Limiting the Number of Connections per Server
To prevent overwhelming a server, wget
allows you to limit the number of simultaneous connections. This is especially useful when mirroring websites or when the server has limitations on how many connections it accepts. You can use the --wait
and --random-wait
options to introduce a delay between requests:
wget -r --wait=1 --random-wait https://learntheshell.com/
The --random-wait
option introduces a random delay between 0.5 to 1.5 times the specified wait time (in seconds), reducing the likelihood of being blocked by the server for excessive requests.
Using a Proxy with wget
If your network setup requires a proxy to access the internet, you can use wget
with HTTP or SOCKS proxies. Set the proxy using environment variables:
export http_proxy=http://proxyserver:port/
export https_proxy=https://proxyserver:port/
To bypass the proxy for specific URLs, use the --no-proxy
option:
wget --no-proxy https://localhost/sample.zip
This is useful if certain URLs (like local network addresses) should not go through the proxy.
Post Data to a Web Form
wget
can also be used to interact with web forms by sending POST requests. This is useful for automating data submissions. The --post-data
option allows you to pass form data to a URL:
wget --post-data="username=user&password=pass" https://learntheshell.com/login
This will simulate a form submission to a login page. The data is sent in the form of key-value pairs (key=value
), and multiple fields are separated by an ampersand (&
).
Setting Custom HTTP Headers
Sometimes you may need to send custom headers along with your request. You can do this using the --header
option. This is useful when downloading content from APIs or websites that require specific headers (e.g., authentication tokens, content types):
wget --header="Authorization: Bearer your_token_here" https://api.learntheshell.com/data
You can also send multiple headers by repeating the --header
option:
wget --header="Authorization: Bearer your_token_here" --header="Content-Type: application/json" https://api.learntheshell.com/data
Recursive Retrieval with Quotas
When recursively downloading a website, you might want to limit the total download size to avoid consuming too much bandwidth or disk space. You can set a download quota using the --quota
option:
wget -r --quota=100m https://learntheshell.com/
This will stop the download once the total size exceeds 100 MB. You can specify the quota in bytes (B
), kilobytes (k
), megabytes (m
), or gigabytes (g
).
Download Over SSL/TLS
wget
supports downloading over SSL/TLS (HTTPS), and it can be configured to handle various SSL settings. If you need to download a file from an HTTPS site with a self-signed certificate, use the --no-check-certificate
option to bypass certificate validation:
wget --no-check-certificate https://learntheshell.com/sample.zip
This is useful when working with development servers that use self-signed certificates but should be used cautiously for security reasons.

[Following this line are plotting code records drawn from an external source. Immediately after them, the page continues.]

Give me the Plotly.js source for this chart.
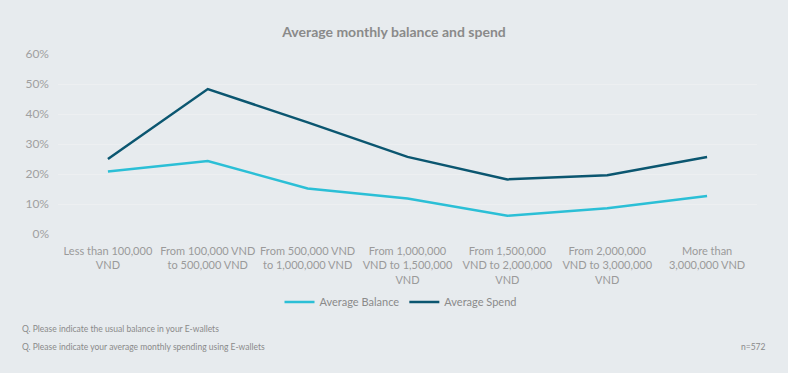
<!DOCTYPE html>
<html><head><meta charset="utf-8">
<script src="https://cdn.plot.ly/plotly-3.0.1.min.js"></script>
<style>html,body{margin:0;padding:0;background:#e7ebee;}</style>
</head><body>
<div id="chart" style="width:788px;height:373px;"></div>
<script>
const categories = [
  "Less than 100,000<br>VND",
  "From 100,000 VND<br>to 500,000 VND",
  "From 500,000 VND<br>to 1,000,000 VND",
  "From 1,000,000<br>VND to 1,500,000<br>VND",
  "From 1,500,000<br>VND to 2,000,000<br>VND",
  "From 2,000,000<br>VND to 3,000,000<br>VND",
  "More than<br>3,000,000 VND"
];
const averageBalance = [0.208, 0.243, 0.152, 0.118, 0.061, 0.086, 0.127];
const averageSpend = [0.25, 0.483, 0.372, 0.257, 0.182, 0.196, 0.257];
const yTickValues = [0, 0.1, 0.2, 0.3, 0.4, 0.5, 0.6];

const font = "Lato, 'Open Sans', sans-serif";
const traces = [
  {x: categories, y: averageBalance, name: "Average Balance", type: "scatter", mode: "lines",
   line: {color: "#2bbfd6", width: 2.5}},
  {x: categories, y: averageSpend, name: "Average Spend", type: "scatter", mode: "lines",
   line: {color: "#0b5670", width: 2.5}}
];
const layout = {
  width: 788, height: 373,
  paper_bgcolor: "#e7ebee", plot_bgcolor: "#e7ebee",
  margin: {l: 58, r: 31, t: 54, b: 139},
  font: {family: font, color: "#9a9a9a", size: 11},
  title: {text: "<b>Average monthly balance and spend</b>", x: 0.5, xanchor: "center", y: 0.913, yanchor: "middle",
          font: {family: font, size: 14, color: "#8a8a8a"}},
  xaxis: {type: "category", range: [-0.5, 6.5], showgrid: false, zeroline: false, showline: false, ticks: "",
          ticklabelstandoff: 9,
          tickfont: {family: font, size: 11, color: "#9a9a9a"}, fixedrange: true},
  yaxis: {range: [0, 0.6], tickvals: yTickValues, tickformat: ".0%", showgrid: true, gridcolor: "#edeff1",
          gridwidth: 1, zeroline: false, showline: false, ticks: "", ticklen: 0, ticklabelstandoff: 8,
          tickfont: {family: font, size: 12, color: "#a0a0a0"}, fixedrange: true},
  showlegend: true,
  legend: {orientation: "h", x: 0.49, xanchor: "center", y: -0.378, yanchor: "middle",
           font: {family: font, size: 11, color: "#8a8a8a"}, itemwidth: 30, tracegroupgap: 0},
  annotations: [
    {text: "Q. Please indicate the usual balance in your E-wallets", xref: "paper", yref: "paper",
     x: -0.054, y: -0.528, xanchor: "left", yanchor: "middle", showarrow: false,
     font: {family: font, size: 8.5, color: "#8a8a8a"}},
    {text: "Q. Please indicate your average monthly spending using E-wallets", xref: "paper", yref: "paper",
     x: -0.054, y: -0.628, xanchor: "left", yanchor: "middle", showarrow: false,
     font: {family: font, size: 8.5, color: "#8a8a8a"}},
    {text: "n=572", xref: "paper", yref: "paper", x: 1.016, y: -0.628, xanchor: "right", yanchor: "middle",
     showarrow: false, font: {family: font, size: 8.5, color: "#8a8a8a"}}
  ]
};
Plotly.newPlot("chart", traces, layout, {displayModeBar: false, staticPlot: true});
</script>
</body></html>
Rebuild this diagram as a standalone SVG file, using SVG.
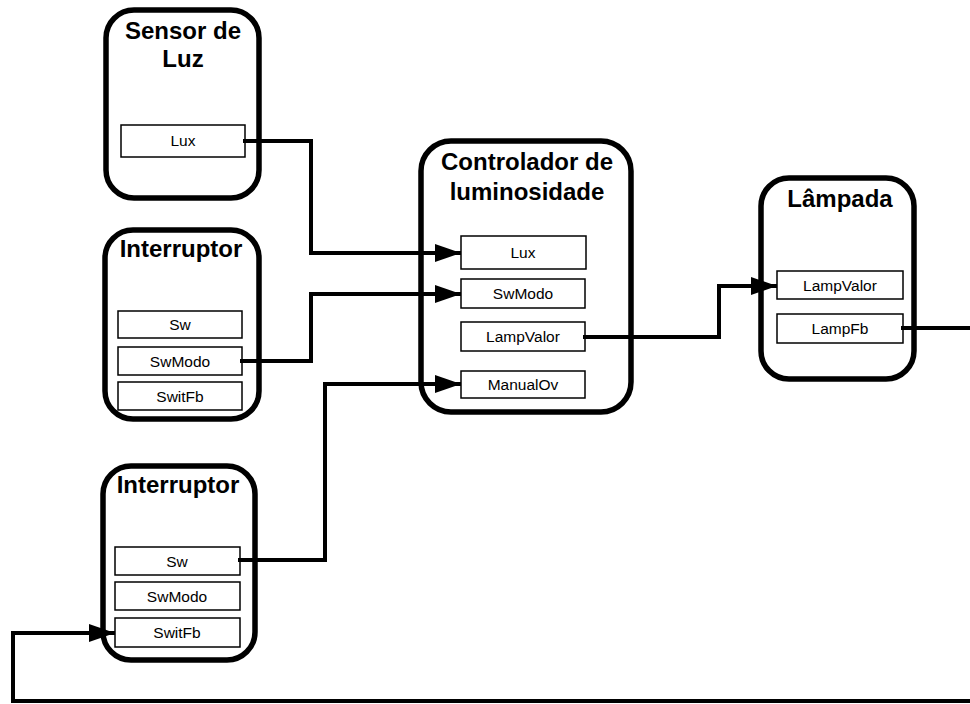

Automatic Retries with Exponential Backoff
When encountering transient network issues, it’s often beneficial to retry with an increasing delay between attempts. wget
has a built-in option for exponential backoff, which gradually increases the wait time between retries:
wget --tries=5 --waitretry=2 https://learntheshell.com/sample.zip
In this example, wget
will retry up to five times, with an exponentially increasing delay starting at two seconds.
Conclusion
The wget
command offers a wide range of advanced options that make it suitable for everything from simple file downloads to complex tasks like mirroring websites, interacting with APIs, and handling authentication. By mastering these lesser-known features, you can optimize your use of wget
for a variety of situations, making it a highly versatile tool for any Linux user.